Rozłam w SKL (aktl.)

Rozłam w SKL (aktl.)

Dodano:   /  Zmieniono: 
Według prezesa SKL Jana Marii Rokity, grupa polityków Stronnictwa związana z Arturem Balazsem próbuje rozbić SKL. "I to się może udać" - ocenił Rokita.
W Warszawie obraduje Rada Polityczna SKL, która dyskutuje o wspólnych losach Stronnictwa z Platformą Obywatelską. Obrady są zamknięte dla dziennikarzy.
"Z pewną przykrością muszę powiedzieć, że grupa kolegów pod przywództwem Artura Balazsa próbowała parę dni temu rozbić Platformę Obywatelską i to się dzięki Bogu nie udało; teraz próbuje rozbić SKL i to się może udać" - powiedział dziennikarzom Rokita.
Zdaniem Artura Balazsa, budowa wspólnej, "partnerskiej" formacji SKL w oparciu o Platformę Obywatelską "nie udała się". Balazs mówił, że "pewien problem" związany jest z politykami SKL, którzy w sejmie pozostali w Klubie PO i nie przystąpili do koła Stronnictwa. "Dzisiejsza uchwała w jakiś sposób udzieli instrukcji tym, którzy się zagubili" - powiedział Balazs.

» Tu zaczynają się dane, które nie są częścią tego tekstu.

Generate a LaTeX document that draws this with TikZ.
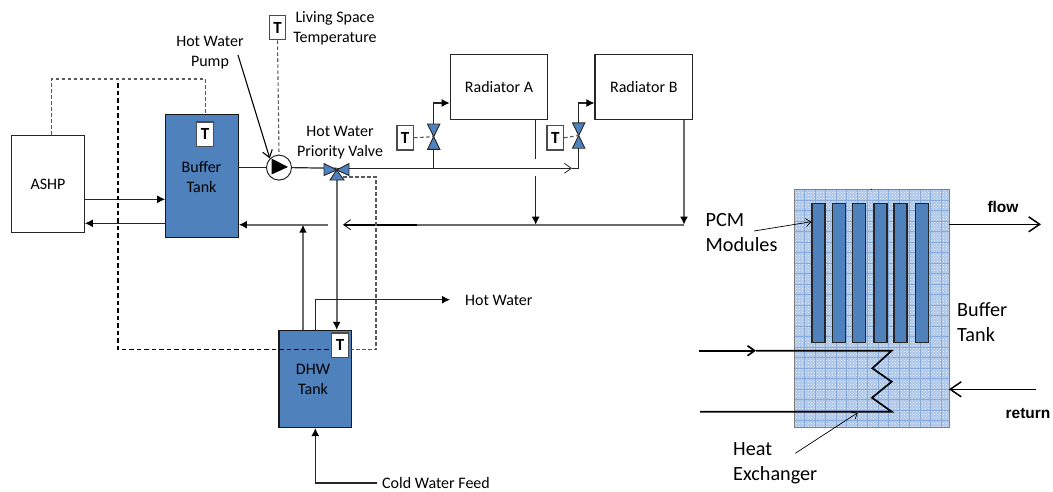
\documentclass[tikz,border=0pt]{standalone}
\usepackage{fontspec}
\usepackage{xcolor}
\usepackage{tikz}
\usetikzlibrary{arrows.meta,patterns,calc}
\setmainfont{Carlito}
\newfontfamily\arialfont{Liberation Sans}
\definecolor{tankblue}{HTML}{4F81BD}
\definecolor{pcmback}{HTML}{AEC6E8}
\definecolor{pcmgrid}{HTML}{86AADB}
\begin{document}
\begin{tikzpicture}[x=1pt,y=-1pt,
	lbl/.style={inner sep=0pt,align=center,font=\fontsize{16}{20}\selectfont},
	biglbl/.style={inner sep=0pt,align=left,font=\fontsize{20.2}{25}\selectfont},
	boldlbl/.style={inner sep=0pt,font=\arialfont\bfseries\fontsize{15.5}{16}\selectfont},
	plainbox/.style={draw=black!85,line width=1.2pt,fill=white,inner sep=0pt,lbl},
	tankbox/.style={plainbox,fill=tankblue,draw=black!90},
	tbox/.style={draw=black!70,line width=1.2pt,fill=white,inner sep=0pt,minimum width=16.5pt,minimum height=24.5pt,font=\bfseries\fontsize{17}{18}\selectfont},
	modbox/.style={draw=black!85,line width=1.1pt,fill=tankblue,minimum width=13pt,minimum height=139pt,inner sep=0pt},
	valvebox/.style={inner sep=0pt,minimum width=12pt,minimum height=25pt},
	pipe/.style={line width=1.2pt,black!85},
	greypipe/.style={line width=1.6pt,black!58},
	heavypipe/.style={line width=1.8pt,black},
	sensor/.style={line width=1.1pt,black!65,dash pattern=on 3.5pt off 2.5pt},
	ctrl/.style={line width=1.1pt,black,dash pattern=on 4.5pt off 3pt},
	shut/.style={-{Latex[length=8pt,width=8pt,black]}},
	open/.style={-{Straight Barb[length=7pt,width=10pt,line width=.8pt]}},
	bigopen/.style={-{Straight Barb[length=11pt,width=15pt]}},
	vtri/.style={fill=tankblue,draw=black!85,line width=.9pt,line join=miter}]
	% system schematic, boxes first
	\node[plainbox,minimum width=72.5pt,minimum height=97pt] (ashp) at (48,184) {ASHP};
	\node[tankbox,minimum width=72.5pt,minimum height=122.5pt] (buffer) at (202,176) {};
	\node[lbl] (bufferlbl) at (201.5,177) {Buffer\\Tank};
	\node[tankbox,minimum width=72.5pt,minimum height=97pt] (dhw) at (315.3,379) {};
	\node[lbl] (dhwlbl) at (313,379.5) {DHW\\Tank};
	\node[plainbox,minimum width=97.5pt,minimum height=65pt] (radA) at (499,86.8) {Radiator A};
	\node[plainbox,minimum width=97.5pt,minimum height=65pt] (radB) at (643.8,86.8) {Radiator B};
	\node[valvebox] (valveA) at (433.7,136.7) {};
	\node[valvebox] (valveB) at (578.7,135.5) {};
	\node[valvebox,minimum width=25pt,minimum height=10pt] (priority) at (336.7,168.3) {};
	\node[draw=black!85,line width=1pt,fill=white,circle,minimum size=25pt,inner sep=0pt] (pump) at (279,167.6) {};
	\coordinate (priorityMid) at (336.7,170);
	\coordinate (bend) at (578.7,168.3);
	\coordinate (retB) at (684,224.7);
	\coordinate (retA) at (535.7,224.7);
	\coordinate (gapA) at (535.7,159);
	\coordinate (gapB) at (535.7,176);
	\coordinate (retEnd) at (343,224.7);
	\coordinate (heavyEnd) at (417,224.7);
	\coordinate (retLeft) at (328,224.7);
	\coordinate (retDhw) at (303,224.7);
	\coordinate (openTip) at (572,168.3);
	\coordinate (hwEnd) at (450,299.7);
	\coordinate (cwEnd) at (376.7,483);
	\coordinate (ctrlTop) at (118,83);
	\coordinate (ctrlLow) at (118,349.5);
	\coordinate (valveOff) at (343,177);
	\coordinate (loopA) at (51.7,79);
	\coordinate (loopB) at (205.7,79);
	\coordinate (pumpFrom) at (238,55);

	% flow pipes
	\draw[pipe] (buffer.east |- pump.west) -- (pump.west);
	\draw[pipe] (pump.east) -- (priority.center);
	\draw[pipe,open] (priority.center) -- (openTip);
	\draw[pipe] (openTip) -- (bend) -- (valveB.south);
	\draw[pipe,shut] (valveB.north) |- (radB.west |- 0,103);
	\draw[pipe] (433.7,168.3) -- (valveA.south);
	\draw[pipe,shut] (valveA.north) |- (radA.west |- 0,103);
	\draw[pipe] (gapA |- radA.south) -- (gapA);
	\draw[pipe,shut] (gapB) -- (retA);
	\draw[greypipe,shut] (retB |- radB.south) -- (retB);
	\draw[greypipe] (retB) -- (heavyEnd);
	\draw[heavypipe,open] (heavyEnd) -- (retEnd);
	\draw[greypipe,shut] (retLeft) -- (buffer.east |- retLeft);
	\draw[greypipe,shut] (retDhw |- dhw.north) -- (retDhw);
	\draw[greypipe,shut] (priority.center |- 0,180) -- (priority.center |- dhw.north);
	\draw[pipe,shut] (ashp.east |- 0,199.3) -- (buffer.west |- 0,199.3);
	\draw[pipe,shut] (buffer.west |- 0,223.3) -- (ashp.east |- 0,223.3);
	\draw[pipe,shut] (dhw.north) |- (hwEnd);
	\draw[pipe,shut] (cwEnd) -| (dhw.south);

	% valves and pump
	\foreach \v in {valveA,valveB}{
		\draw[vtri] (\v.center) -- (\v.north west) -- (\v.north east) -- cycle;
		\draw[vtri] (\v.center) -- (\v.south west) -- (\v.south east) -- cycle;
	}
	\draw[vtri] (priorityMid) -- (324,163.5) -- (324,175.5) -- cycle;
	\draw[vtri] (priorityMid) -- (349,163.5) -- (349,175.5) -- cycle;
	\draw[vtri] (priorityMid) -- (344,180) -- (330,180) -- cycle;
	\fill[black] (271.5,158.5) -- (288,167) -- (271.5,174.5) -- cycle;

	% sensors
	\node[tbox] (tbuffer) at (205,134.3) {T};
	\node[tbox] (tliving) at (277.5,27.5) {T};
	\node[tbox] (tradA) at (405.2,137.7) {T};
	\node[tbox] (tradB) at (555.3,137.8) {T};
	\draw[sensor] (tradA.east) -- (valveA.center);
	\draw[sensor] (tradB.east) -- (valveB.center);
	\draw[sensor] (tliving.south) -- (pump.north);
	\draw[sensor] (ashp.north -| loopA) -- (loopA) -- (loopB) -- (buffer.north -| loopB);
	\draw[sensor] (valveOff) -| (376,349.5) -- (348,349.5);
	\draw[ctrl] (ctrlTop) -- (ctrlLow) -- (332,349.5);
	\node[tbox] (tdhw) at (340,345.2) {T};

	% labels
	\node[lbl] (pumplbl) at (210,53) {Hot Water\\Pump};
	\node[lbl] (livinglbl) at (335,28) {Living Space\\Temperature};
	\node[lbl] (prioritylbl) at (340,142.5) {Hot Water\\Priority Valve};
	\node[lbl,anchor=west] (hwlbl) at (465,300) {Hot Water};
	\node[lbl,anchor=west] (cwlbl) at (382,483) {Cold Water Feed};
	\draw[line width=1.1pt,black,-{Straight Barb[length=7pt,width=10pt]}] (pumpFrom) -- (pump.north west);

	% buffer tank detail
	\node[minimum width=154.4pt,minimum height=237.3pt,inner sep=0pt,fill=pcmback] (pcmtank) at (871.5,308.6) {};
	\fill[pattern=crosshatch dots,pattern color=white!85!pcmback] (pcmtank.north west) rectangle (pcmtank.south east);
	\begin{scope}[shift={(pcmtank.north west)}]
		\draw[pcmgrid,line width=.6pt,step=10.5pt] (0,0) grid (154.4,237.3);
	\end{scope}
	\draw[black!50,line width=.8pt] (pcmtank.north west) rectangle (pcmtank.south east);
	\draw[black,line width=.8pt] (871.7,188.5) -- (871.7,190);
	\foreach \mx/\mname in {818.5/modA,838.7/modB,859/modC,880.5/modD,900.5/modE,922.3/modF}{
		\node[modbox] (\mname) at (\mx,272.8) {};
	}
	\coordinate (hxIn) at (699,350.7);
	\coordinate (hxOut) at (700,411.7);
	\coordinate (hxMark) at (756,350.7);
	\draw[line width=1.7pt,black,-{Straight Barb[length=7pt,width=10pt]}] (hxIn) -- (hxMark);
	\draw[line width=1.7pt,black,line join=miter] (hxMark) -- (891.7,350.7) -- (872.3,368.3) -- (891.7,381.7) -- (872,397.7) -- (891.7,411.7) -- (hxOut);
	\coordinate (flowEnd) at (1041,224.3);
	\coordinate (returnStart) at (1036,389.3);
	\draw[line width=1.5pt,black,bigopen] (pcmtank.east |- flowEnd) -- (flowEnd);
	\draw[line width=1.5pt,black,bigopen] (returnStart) -- (pcmtank.east |- returnStart);
	\node[boldlbl] (flowlbl) at (1003,206.5) {flow};
	\node[boldlbl] (returnlbl) at (1028,414) {return};
	\node[biglbl,anchor=west] (tanklbl) at (957,322.5) {Buffer\\Tank};
	\node[biglbl,anchor=west] (pcmlbl) at (705.5,233) {PCM\\Modules};
	\node[biglbl,anchor=west] (hxlbl) at (733,463.5) {Heat\\Exchanger};
	\draw[line width=.7pt,black,-{Straight Barb[length=5pt,width=8pt]}] (754,231) -- (modA.west |- 0,221.7);
	\draw[line width=.7pt,black,-{Straight Barb[length=5pt,width=8pt]}] (795.3,453.3) -- (857.7,412.7);
	\useasboundingbox (0,0) rectangle (1053,491);
\end{tikzpicture}
\end{document}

Siedmiu działaczy Stronnictwa, którzy nie podpisali takiej deklaracji, m.in. Krzysztof Oksiuta i Balazs, utworzyło - zgodnie z decyzją Zarządu partii - własne koło w Sejmie. Według przedwyborczego porozumienia, politycy SKL startowali w wyborach z list PO.
"Nie powiodła się misja wspólnego budowania przez SKL partii Platforma Obywatelska" - powiedział dziennikarzom Balazs. "Na dziś w SKL przeważa pogląd o potrzebie własnej reprezentacji w parlamencie, a także w związku z brakiem porozumienia z PO o kontynuowaniu własnej misji Stronnictwa po prawej stronie sceny politycznej" - dodał.
Sobotnia Rada Polityczna SKL wezwała polityków Stronnictwa, którzy są posłami, aby wstąpili do parlamentarnej reprezentacji SKL, a tym samym opuścili klub PO. Jednocześnie Rada Polityczna nagannie oceniła postawę szefa partii Jana Marii Rokity.
Balazs pytany, dlaczego Rada uznała postawę Rokity za naganną tłumaczył, że m.in. dlatego, iż prezes partii nie podporządkował się decyzji zarządu SKL o tworzeniu własnej reprezentacji w Sejmie.
Z wypowiedzi szefa SKL Jana Marii Rokity oraz Bronisława Komorowskiego wynika, że pozostaną oni w Klubie Parlamentarnym Platformy Obywatelskiej i nie wstąpią do reprezentacji parlamentarnej SKL. "Mogę tylko powtórzyć to, co powiedziałem wcześniej: dla konserwatysty dotrzymywanie danego publicznie słowa jest kwestią o olbrzymim znaczeniu. Konserwatyści tacy jak ja, jak Bronisław Komorowski, Bogusław Sonik z pewnością wszystkie zobowiązania, które złożyliśmy w sprawie budowy wspólnej partii z Platformą Obywatelską dotrzymamy" - powiedział Rokita dziennikarzom po zakończeniu obrad Rady. Nie chciał odpowiadać na dalsze pytania.
"Ja już wstąpiłem do klubu. Staram się być poważnym politykiem i w ciągu tygodnia nie zmieniam dwukrotnie decyzji" - powiedział natomiast Komorowski. Podkreślił, że jest lojalny wobec decyzji kwietniowego kongresu SKL. "Czuję się lojalny wobec decyzji kongresu SKL, który rozstrzygnął w kwietniu, a więc przed wyborami, że budujemy z Platformą Obywatelską jedną formację polityczną i że jesteśmy obecni w klubie Platformy. Zmiana tej decyzji po wyborach, po wzięciu mandatu z list Platformy Obywatelskiej jest dla mnie czymś niehonorowym" - powiedział Komorowski.